I've since decided that this really is true in science, and it bites everyone (including my thesis advisor). But like most things in life, timing counts for a lot. If you can outrun the details, you can get away with leaving them out.
And knowing when a detail is a technical problem, or an exception to your model, is critical.
Sometimes chasing a detail is just a tangent. Sometimes it's the whole enchilada.
When I was learning how to write postdoc fellowships, my advisor told me that it was important to add enough detail to make it believable that you've really thought everything through. Of course the challenge, then, was not to take up too much space with minor points.
This was when I started to think a lot about emphasis. You want to highlight your main points, and then dress them up with just enough details. The trick was choosing the right details:
Not all details are equal.
More recently, I've noticed that my interdisciplinary interests are biting me in the ass, due to religious differences over the utility of details.
One discipline values details as a mark of integrity and thoroughness. Their papers tend to be solid, reproducible, and not in the Cell/Science/Nature journals.

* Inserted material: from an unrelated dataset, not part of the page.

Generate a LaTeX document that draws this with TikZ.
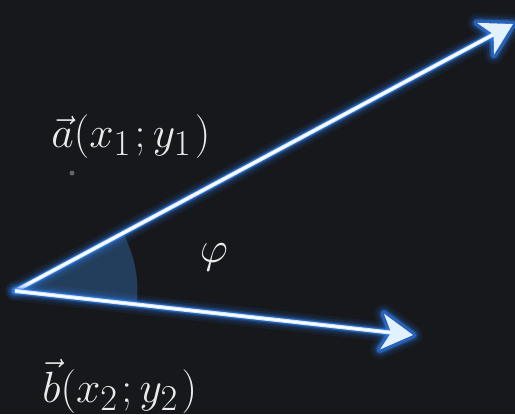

The other discipline is quite the opposite. They value salesmanship. I'm pleased if I'm able to reproduce anything that has been published in that field, since it means it might not all be wrong.

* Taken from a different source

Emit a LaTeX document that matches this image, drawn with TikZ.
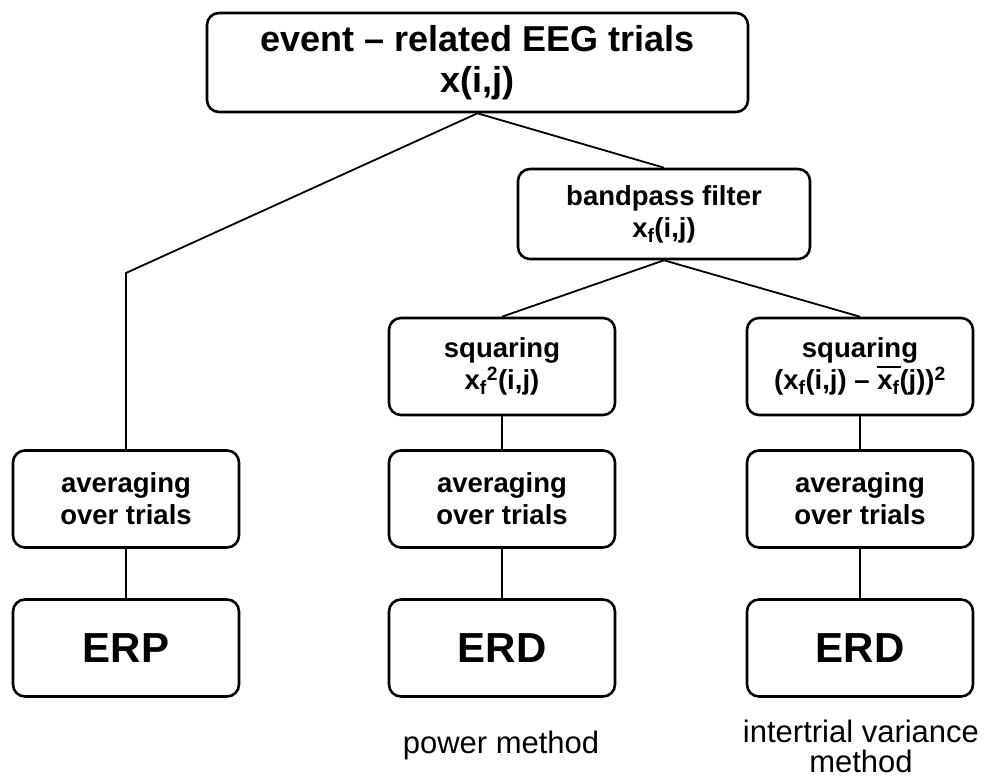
\documentclass[tikz,border=0pt]{standalone}
\usepackage{fontspec}
\setmainfont{Liberation Sans}
\newcommand{\xbar}{\makebox[0pt][l]{\rule[0.8em]{0.85em}{1.3pt}}x\textsubscript{f}}
\begin{document}
\begin{tikzpicture}[x=1pt,y=-1pt,
  box/.style={draw, rounded corners=12pt, line width=2.6pt, align=center, inner sep=0pt,
    minimum width=226pt, minimum height=97pt, font=\bfseries\fontsize{27.5}{32}\selectfont},
  result/.style={box, font=\bfseries\fontsize{42}{46}\selectfont},
  link/.style={line width=1.8pt},
  caption/.style={align=center, inner sep=0pt, font=\fontsize{31}{30}\selectfont}]
\useasboundingbox (0,0) rectangle (986,780);
% top
\node [box, minimum width=541pt, minimum height=99pt, font=\bfseries\fontsize{36}{41}\selectfont] (eeg) at (477.5,62.5) {event -- related EEG trials\\x(i,j)};
\node [box, minimum width=292pt, minimum height=90pt] (filter) at (664,214) {bandpass filter\\x\textsubscript{f}(i,j)};
% squaring
\node [box] (sqP) at (502,366.5) {squaring\\x\textsubscript{f}\textsuperscript{2}(i,j)};
\node [box] (sqV) at (860,366.5) {squaring\\(x\textsubscript{f}(i,j) -- \xbar(j))\textsuperscript{2}};
% averaging
\node [box] (avgL) at (126,499) {averaging\\over trials};
\node [box] (avgP) at (502,499) {averaging\\over trials};
\node [box] (avgV) at (860,499) {averaging\\over trials};
% results
\node [result] (erp) at (126,648) {ERP};
\node [result] (erdP) at (502,648) {ERD};
\node [result] (erdV) at (860,648) {ERD};
\node [caption] (capP) at (501,745) {power method};
\node [caption] (capV) at (861,746) {intertrial variance\\method};
% connectors
\coordinate (bend) at (126,273);
\draw [link] (eeg.south) -- (bend) -- (avgL.north);
\draw [link] (eeg.south) -- (filter.north);
\draw [link] (filter.south) -- (sqP.north);
\draw [link] (filter.south) -- (sqV.north);
\draw [link] (sqP) -- (avgP);
\draw [link] (sqV) -- (avgV);
\draw [link] (avgL) -- (erp);
\draw [link] (avgP) -- (erdP);
\draw [link] (avgV) -- (erdV);
\end{tikzpicture}
\end{document}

To those people, salesmanship means glossing over, if not outright burying, details that don't fit with the prettiest version of their model.
They view people who pay attention to the details as mere technicians: people who must surely be missing the big picture.

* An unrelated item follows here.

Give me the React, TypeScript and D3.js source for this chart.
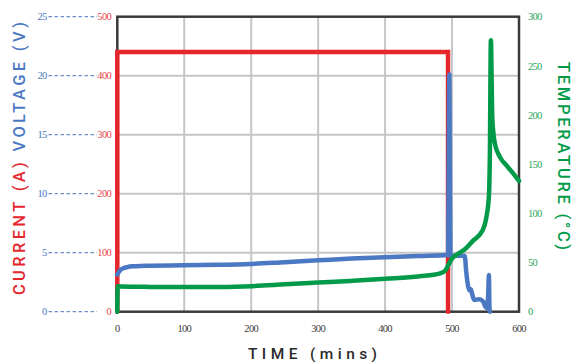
import React from "react";
import * as d3 from "d3";

// Current (A) vs time (mins)
const currentTime = [0, 0, 494, 494];
const currentAmps = [0, 440, 440, 0];

// Cell voltage (V) vs time (mins)
const voltageTime = [0, 4, 9, 15, 25, 45, 100, 150, 200, 250, 300, 350, 400, 450, 494, 496, 497.5, 519, 521, 526, 528, 530, 533, 540, 546, 550, 552, 554, 555, 556, 556.5];
const voltageVolts = [3.15, 3.5, 3.68, 3.78, 3.85, 3.9, 3.93, 3.97, 4.05, 4.2, 4.35, 4.5, 4.62, 4.72, 4.8, 20.1, 4.75, 4.72, 3.5, 1.8, 1.9, 1.5, 1.0, 1.05, 0.9, 0.4, 0.3, 1.5, 3.1, 0.2, 0];

// Temperature (°C) vs time (mins)
const tempTime = [0, 0.5, 5, 50, 100, 150, 200, 250, 300, 348, 400, 452, 482, 490, 494, 500, 507, 520, 531, 545, 551, 555, 556.5, 558, 560, 562, 564, 571, 581, 591, 600];
const tempDeg = [0, 26, 25.6, 25.2, 25, 25.2, 26, 27.8, 29.6, 31.3, 33.4, 36, 39, 42, 47, 54, 58, 64, 72, 82, 95, 117, 160, 276, 200, 180, 171, 158, 149, 141, 133];

const timeTicks = [0, 100, 200, 300, 400, 500, 600];
const currentTicks = [0, 100, 200, 300, 400, 500];
const voltageTicks = [0, 5, 10, 15, 20, 25];
const tempTicks = [0, 50, 100, 150, 200, 250, 300];

const W = 574;
const H = 363;
const left = 117.3;
const right = 519;
const top = 16.7;
const bottom = 311.7;

const RED = "#e5262d";
const BLUE = "#4a78c2";
const GREEN = "#009a49";

const tickFont = "'Liberation Serif', 'Times New Roman', serif";
const titleFont = "Roboto, 'DejaVu Sans', sans-serif";

export default function App() {
  const x = d3.scaleLinear().domain([0, 600]).range([left, right]);
  const yCur = d3.scaleLinear().domain([0, 500]).range([bottom, top]);
  const yVolt = d3.scaleLinear().domain([0, 25]).range([bottom, top]);
  const yTemp = d3.scaleLinear().domain([0, 300]).range([bottom, top]);

  const currentLine = d3
    .line<number>()
    .x((_, i) => x(currentTime[i]))
    .y((d) => yCur(d))
    .curve(d3.curveLinear)(currentAmps) as string;

  const voltageLine = d3
    .line<number>()
    .x((_, i) => x(voltageTime[i]))
    .y((d) => yVolt(d))
    .curve(d3.curveMonotoneX)(voltageVolts) as string;

  const tempLine = d3
    .line<number>()
    .x((_, i) => x(tempTime[i]))
    .y((d) => yTemp(d))
    .curve(d3.curveMonotoneX)(tempDeg) as string;

  return (
    <svg
      width={W}
      height={H}
      style={{ position: "absolute", left: 0, top: 0, background: "#fff" }}
    >
      {/* grid */}
      <g stroke="#c6c6ca" strokeWidth={2}>
        {timeTicks.slice(1, -1).map((t) => (
          <line key={"gx" + t} x1={x(t)} x2={x(t)} y1={top} y2={bottom} />
        ))}
        {currentTicks.slice(1, -1).map((c) => (
          <line key={"gy" + c} x1={left} x2={right} y1={yCur(c)} y2={yCur(c)} />
        ))}
      </g>

      {/* frame */}
      <rect
        x={left}
        y={top}
        width={right - left}
        height={bottom - top}
        fill="none"
        stroke="#3a3a3a"
        strokeWidth={2.5}
      />

      {/* left axes: voltage labels, dashed leaders, current labels */}
      <g fontFamily={tickFont} fontSize={10.5} letterSpacing={-0.7}>
        {voltageTicks.map((v) => (
          <g key={"v" + v}>
            <text x={46.5} y={yVolt(v)} dy="0.35em" textAnchor="end" fill={BLUE}>
              {v}
            </text>
            <line
              x1={48.5}
              x2={97}
              y1={yVolt(v)}
              y2={yVolt(v)}
              stroke={BLUE}
              strokeWidth={1}
              strokeDasharray="3.5,2.5"
            />
          </g>
        ))}
        {currentTicks.map((c) => (
          <text key={"c" + c} x={111} y={yCur(c)} dy="0.35em" textAnchor="end" fill="#ea4048">
            {c}
          </text>
        ))}
        {tempTicks.map((t) => (
          <text key={"t" + t} x={528} y={yTemp(t)} dy="0.35em" textAnchor="start" fill="#2aa65a">
            {t}
          </text>
        ))}
        {timeTicks.map((t) => (
          <text key={"x" + t} x={x(t)} y={328.5} dy="0.35em" textAnchor="middle" fill="#3a3a3a">
            {t}
          </text>
        ))}
      </g>

      {/* series */}
      <path d={currentLine} fill="none" stroke={RED} strokeWidth={4.5} strokeLinejoin="miter" strokeLinecap="round" />
      <path d={voltageLine} fill="none" stroke={BLUE} strokeWidth={4.5} strokeLinejoin="round" strokeLinecap="round" />
      <path d={tempLine} fill="none" stroke={GREEN} strokeWidth={4.5} strokeLinejoin="round" strokeLinecap="round" />

      {/* axis titles */}
      <text
        transform="translate(25,295) rotate(-90)"
        fontFamily={titleFont}
        fontWeight={500}
        fontSize={16.5}
        textLength={273}
        lengthAdjust="spacing"
      >
        <tspan fill={RED}>CURRENT (A) </tspan>
        <tspan fill={BLUE}>VOLTAGE (V)</tspan>
      </text>
      <text
        transform="translate(558,62) rotate(90)"
        fontFamily={titleFont}
        fontWeight={500}
        fontSize={16.5}
        fill={GREEN}
        textLength={188}
        lengthAdjust="spacing"
      >
        TEMPERATURE (°C)
      </text>
      <text
        x={248}
        y={358.5}
        fontFamily={titleFont}
        fontWeight={500}
        fontSize={15.5}
        fill="#2a2a2a"
        textLength={129}
        lengthAdjust="spacing"
      >
        TIME (mins)
      </text>
    </svg>
  );
}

Of course there is no correlation, so far as I can tell, between people who are good technically or who pay attention to details, and the ability to simultaneously think about the big picture. It's really a spectrum, like most human qualities. The two skills are not mutually exclusive.
I think the best scientists can do both the macro and the micro, the thinking and the hands-on part.
However, thinking about the big picture, and communicating the big picture, are two different things. That's where the sales skills come in.
Communicating the big picture is something some of us have to work hard to learn how to do. So I'm trying to figure out which details to hide on my slides, so I don't lose the people from the sales-heavy field - and just hope someone from the other field will ask if they don't believe me, so I can fill them in later.
I find myself trapped, since so far as I can tell, these sales people are largely Devils - when they're not outright lying, they're dangerously sloppy.
And I've had the unfortunate experience, perhaps because of my particular interdisciplinary bent, that leaving out any details tends to annoy reviewers and lower my credibility.
It matters which details you leave out.
Not to turn this into another rant about how corrupt our publication and funding and hiring systems are, but, let's face it. Most scientists can't handle the real truth: that many of their colleagues are desperate enough to be devils who bury the details that would ruin all their favorite models.
So I really have to wonder, if we held everyone to a higher standard, and really asked for all the details - could we get out of this state of denial where people are offended, rather than proud, to be asked?